> **Set task**: Copy out exactly the lines from the one holding "Clone this chart in seaborn and matplotlib." through the one holding "return x / W, 1 - y / H", ends included; omit images.

> **Extracted records**:
◇ ◇ ◇ ◇
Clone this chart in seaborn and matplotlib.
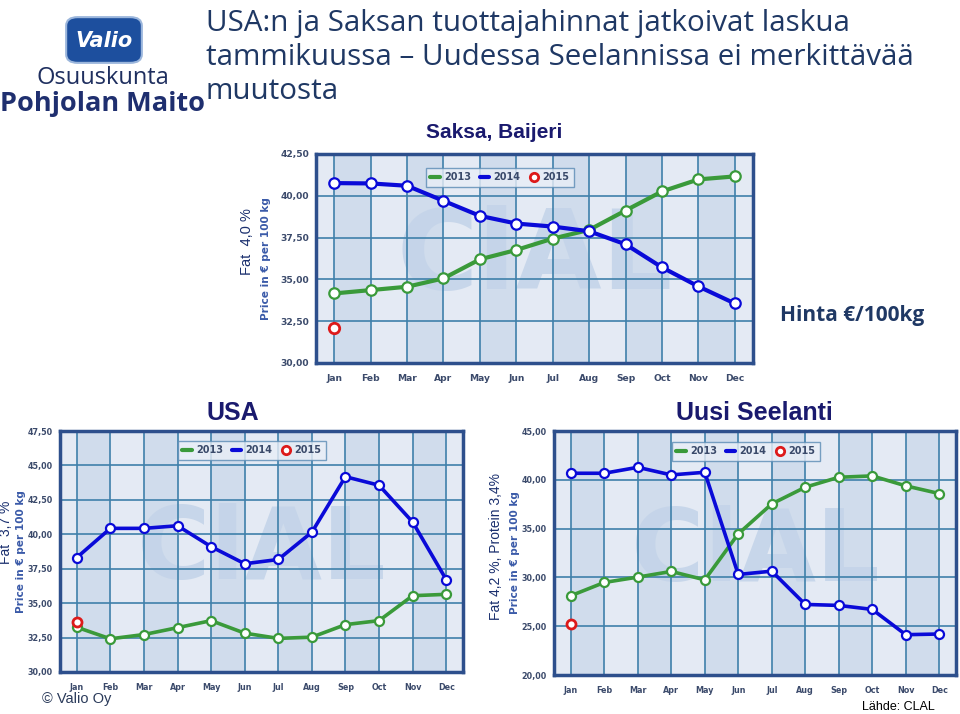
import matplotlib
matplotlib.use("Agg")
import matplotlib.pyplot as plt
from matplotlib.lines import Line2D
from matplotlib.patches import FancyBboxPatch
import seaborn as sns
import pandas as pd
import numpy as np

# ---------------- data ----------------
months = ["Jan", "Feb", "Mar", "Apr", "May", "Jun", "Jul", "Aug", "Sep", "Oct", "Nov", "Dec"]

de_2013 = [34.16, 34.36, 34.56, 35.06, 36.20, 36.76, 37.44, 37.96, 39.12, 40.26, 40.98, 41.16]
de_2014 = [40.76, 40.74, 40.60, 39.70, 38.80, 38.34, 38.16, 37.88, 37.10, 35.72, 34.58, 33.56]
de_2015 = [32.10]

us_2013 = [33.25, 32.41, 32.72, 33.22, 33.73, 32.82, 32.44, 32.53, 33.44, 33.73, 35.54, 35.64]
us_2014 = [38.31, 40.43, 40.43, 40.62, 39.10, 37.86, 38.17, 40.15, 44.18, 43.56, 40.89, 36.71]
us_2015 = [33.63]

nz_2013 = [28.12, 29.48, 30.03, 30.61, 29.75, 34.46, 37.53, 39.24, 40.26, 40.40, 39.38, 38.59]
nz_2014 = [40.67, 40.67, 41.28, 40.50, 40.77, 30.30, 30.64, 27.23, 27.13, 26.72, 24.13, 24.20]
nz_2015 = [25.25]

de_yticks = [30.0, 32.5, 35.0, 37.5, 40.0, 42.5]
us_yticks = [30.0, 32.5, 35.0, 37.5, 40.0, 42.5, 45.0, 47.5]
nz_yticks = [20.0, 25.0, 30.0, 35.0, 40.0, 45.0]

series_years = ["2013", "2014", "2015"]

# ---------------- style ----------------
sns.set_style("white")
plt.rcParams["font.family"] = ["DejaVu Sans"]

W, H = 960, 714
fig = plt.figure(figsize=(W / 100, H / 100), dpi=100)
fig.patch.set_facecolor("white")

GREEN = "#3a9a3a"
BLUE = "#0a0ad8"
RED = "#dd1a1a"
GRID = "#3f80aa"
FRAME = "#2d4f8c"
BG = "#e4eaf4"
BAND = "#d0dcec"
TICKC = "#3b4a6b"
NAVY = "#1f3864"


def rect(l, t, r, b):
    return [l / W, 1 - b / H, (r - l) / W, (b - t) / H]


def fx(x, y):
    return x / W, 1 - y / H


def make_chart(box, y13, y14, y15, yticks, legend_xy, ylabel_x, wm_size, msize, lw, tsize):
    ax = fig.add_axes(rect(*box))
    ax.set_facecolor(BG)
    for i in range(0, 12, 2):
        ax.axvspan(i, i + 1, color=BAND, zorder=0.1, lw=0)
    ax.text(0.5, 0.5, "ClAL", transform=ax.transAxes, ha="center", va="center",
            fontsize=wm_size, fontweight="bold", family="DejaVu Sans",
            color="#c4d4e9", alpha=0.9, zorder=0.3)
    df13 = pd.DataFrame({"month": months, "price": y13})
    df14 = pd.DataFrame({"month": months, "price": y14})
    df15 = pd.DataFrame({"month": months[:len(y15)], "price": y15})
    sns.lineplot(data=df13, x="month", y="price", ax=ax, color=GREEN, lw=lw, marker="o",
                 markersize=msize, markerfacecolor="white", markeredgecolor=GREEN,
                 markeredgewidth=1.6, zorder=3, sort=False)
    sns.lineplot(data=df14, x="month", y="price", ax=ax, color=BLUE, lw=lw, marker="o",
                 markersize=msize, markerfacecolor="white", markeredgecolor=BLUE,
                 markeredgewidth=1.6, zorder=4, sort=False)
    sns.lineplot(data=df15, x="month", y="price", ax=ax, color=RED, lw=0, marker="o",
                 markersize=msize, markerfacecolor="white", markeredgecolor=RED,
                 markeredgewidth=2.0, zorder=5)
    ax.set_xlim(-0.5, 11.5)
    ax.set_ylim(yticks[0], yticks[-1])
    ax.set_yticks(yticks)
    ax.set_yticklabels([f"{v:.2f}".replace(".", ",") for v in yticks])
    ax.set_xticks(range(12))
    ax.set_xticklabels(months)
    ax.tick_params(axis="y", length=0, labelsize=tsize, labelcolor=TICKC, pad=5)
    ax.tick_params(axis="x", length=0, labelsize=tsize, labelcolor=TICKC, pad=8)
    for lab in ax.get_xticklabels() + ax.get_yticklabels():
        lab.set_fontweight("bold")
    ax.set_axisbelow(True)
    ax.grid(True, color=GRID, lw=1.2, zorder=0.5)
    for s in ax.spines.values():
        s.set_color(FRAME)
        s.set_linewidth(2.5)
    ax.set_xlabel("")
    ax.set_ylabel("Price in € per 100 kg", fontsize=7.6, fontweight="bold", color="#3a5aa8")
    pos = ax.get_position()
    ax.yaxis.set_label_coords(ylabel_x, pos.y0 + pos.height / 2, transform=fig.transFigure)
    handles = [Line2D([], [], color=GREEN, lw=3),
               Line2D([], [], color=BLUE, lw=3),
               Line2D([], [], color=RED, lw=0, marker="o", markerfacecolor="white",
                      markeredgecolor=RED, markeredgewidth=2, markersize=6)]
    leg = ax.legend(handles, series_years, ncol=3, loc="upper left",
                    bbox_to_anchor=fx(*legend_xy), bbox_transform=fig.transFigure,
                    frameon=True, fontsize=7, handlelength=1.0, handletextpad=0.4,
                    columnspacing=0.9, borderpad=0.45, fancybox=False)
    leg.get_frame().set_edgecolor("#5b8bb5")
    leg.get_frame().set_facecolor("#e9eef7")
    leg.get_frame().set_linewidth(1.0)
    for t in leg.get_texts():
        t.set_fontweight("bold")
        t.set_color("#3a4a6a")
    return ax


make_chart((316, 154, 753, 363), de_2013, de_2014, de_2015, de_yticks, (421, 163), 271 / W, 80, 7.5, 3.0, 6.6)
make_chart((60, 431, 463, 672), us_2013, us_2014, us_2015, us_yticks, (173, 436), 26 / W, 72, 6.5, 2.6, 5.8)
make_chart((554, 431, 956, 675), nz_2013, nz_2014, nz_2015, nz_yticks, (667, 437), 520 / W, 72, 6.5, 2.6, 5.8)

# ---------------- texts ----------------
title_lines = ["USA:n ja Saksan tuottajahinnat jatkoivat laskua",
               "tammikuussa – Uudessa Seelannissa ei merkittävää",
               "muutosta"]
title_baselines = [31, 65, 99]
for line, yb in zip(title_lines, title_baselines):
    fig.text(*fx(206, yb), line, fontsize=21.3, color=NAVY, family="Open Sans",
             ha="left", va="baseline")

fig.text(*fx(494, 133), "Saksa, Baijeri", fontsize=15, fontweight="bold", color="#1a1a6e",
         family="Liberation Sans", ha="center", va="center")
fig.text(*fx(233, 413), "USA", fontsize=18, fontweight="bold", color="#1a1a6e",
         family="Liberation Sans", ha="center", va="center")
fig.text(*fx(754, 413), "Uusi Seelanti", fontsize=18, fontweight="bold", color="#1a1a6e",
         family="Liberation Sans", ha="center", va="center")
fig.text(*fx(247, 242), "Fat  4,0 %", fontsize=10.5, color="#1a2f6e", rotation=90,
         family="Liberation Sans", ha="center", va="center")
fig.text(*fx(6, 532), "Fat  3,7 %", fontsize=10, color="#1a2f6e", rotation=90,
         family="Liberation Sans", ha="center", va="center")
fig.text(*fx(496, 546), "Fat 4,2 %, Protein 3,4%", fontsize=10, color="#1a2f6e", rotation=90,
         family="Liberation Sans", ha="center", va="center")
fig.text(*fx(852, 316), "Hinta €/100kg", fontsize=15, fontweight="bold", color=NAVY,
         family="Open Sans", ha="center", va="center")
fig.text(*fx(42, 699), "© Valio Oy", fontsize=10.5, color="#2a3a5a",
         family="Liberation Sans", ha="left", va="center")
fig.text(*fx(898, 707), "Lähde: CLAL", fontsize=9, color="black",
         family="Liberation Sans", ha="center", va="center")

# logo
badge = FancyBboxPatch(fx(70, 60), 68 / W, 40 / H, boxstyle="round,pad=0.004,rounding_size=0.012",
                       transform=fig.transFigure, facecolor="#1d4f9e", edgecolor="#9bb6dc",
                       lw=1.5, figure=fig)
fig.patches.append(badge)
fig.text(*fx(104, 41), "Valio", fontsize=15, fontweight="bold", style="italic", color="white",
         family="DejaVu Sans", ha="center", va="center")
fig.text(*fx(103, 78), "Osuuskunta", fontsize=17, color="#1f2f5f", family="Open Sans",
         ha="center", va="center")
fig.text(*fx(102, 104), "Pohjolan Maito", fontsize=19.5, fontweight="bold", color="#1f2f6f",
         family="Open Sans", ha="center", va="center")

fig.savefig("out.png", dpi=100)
◇ ◇ ◇ ◇
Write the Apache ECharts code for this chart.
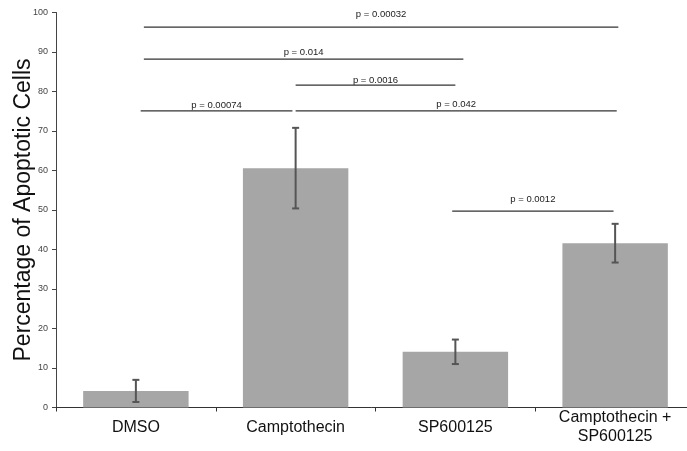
◇ ◇ ◇ ◇
> **Result**:
Clone this chart in seaborn and matplotlib.
import matplotlib
matplotlib.use("Agg")
import matplotlib.pyplot as plt
from matplotlib.lines import Line2D
from matplotlib.patches import FancyBboxPatch
import seaborn as sns
import pandas as pd
import numpy as np

# ---------------- data ----------------
months = ["Jan", "Feb", "Mar", "Apr", "May", "Jun", "Jul", "Aug", "Sep", "Oct", "Nov", "Dec"]

de_2013 = [34.16, 34.36, 34.56, 35.06, 36.20, 36.76, 37.44, 37.96, 39.12, 40.26, 40.98, 41.16]
de_2014 = [40.76, 40.74, 40.60, 39.70, 38.80, 38.34, 38.16, 37.88, 37.10, 35.72, 34.58, 33.56]
de_2015 = [32.10]

us_2013 = [33.25, 32.41, 32.72, 33.22, 33.73, 32.82, 32.44, 32.53, 33.44, 33.73, 35.54, 35.64]
us_2014 = [38.31, 40.43, 40.43, 40.62, 39.10, 37.86, 38.17, 40.15, 44.18, 43.56, 40.89, 36.71]
us_2015 = [33.63]

nz_2013 = [28.12, 29.48, 30.03, 30.61, 29.75, 34.46, 37.53, 39.24, 40.26, 40.40, 39.38, 38.59]
nz_2014 = [40.67, 40.67, 41.28, 40.50, 40.77, 30.30, 30.64, 27.23, 27.13, 26.72, 24.13, 24.20]
nz_2015 = [25.25]

de_yticks = [30.0, 32.5, 35.0, 37.5, 40.0, 42.5]
us_yticks = [30.0, 32.5, 35.0, 37.5, 40.0, 42.5, 45.0, 47.5]
nz_yticks = [20.0, 25.0, 30.0, 35.0, 40.0, 45.0]

series_years = ["2013", "2014", "2015"]

# ---------------- style ----------------
sns.set_style("white")
plt.rcParams["font.family"] = ["DejaVu Sans"]

W, H = 960, 714
fig = plt.figure(figsize=(W / 100, H / 100), dpi=100)
fig.patch.set_facecolor("white")

GREEN = "#3a9a3a"
BLUE = "#0a0ad8"
RED = "#dd1a1a"
GRID = "#3f80aa"
FRAME = "#2d4f8c"
BG = "#e4eaf4"
BAND = "#d0dcec"
TICKC = "#3b4a6b"
NAVY = "#1f3864"


def rect(l, t, r, b):
    return [l / W, 1 - b / H, (r - l) / W, (b - t) / H]


def fx(x, y):
    return x / W, 1 - y / H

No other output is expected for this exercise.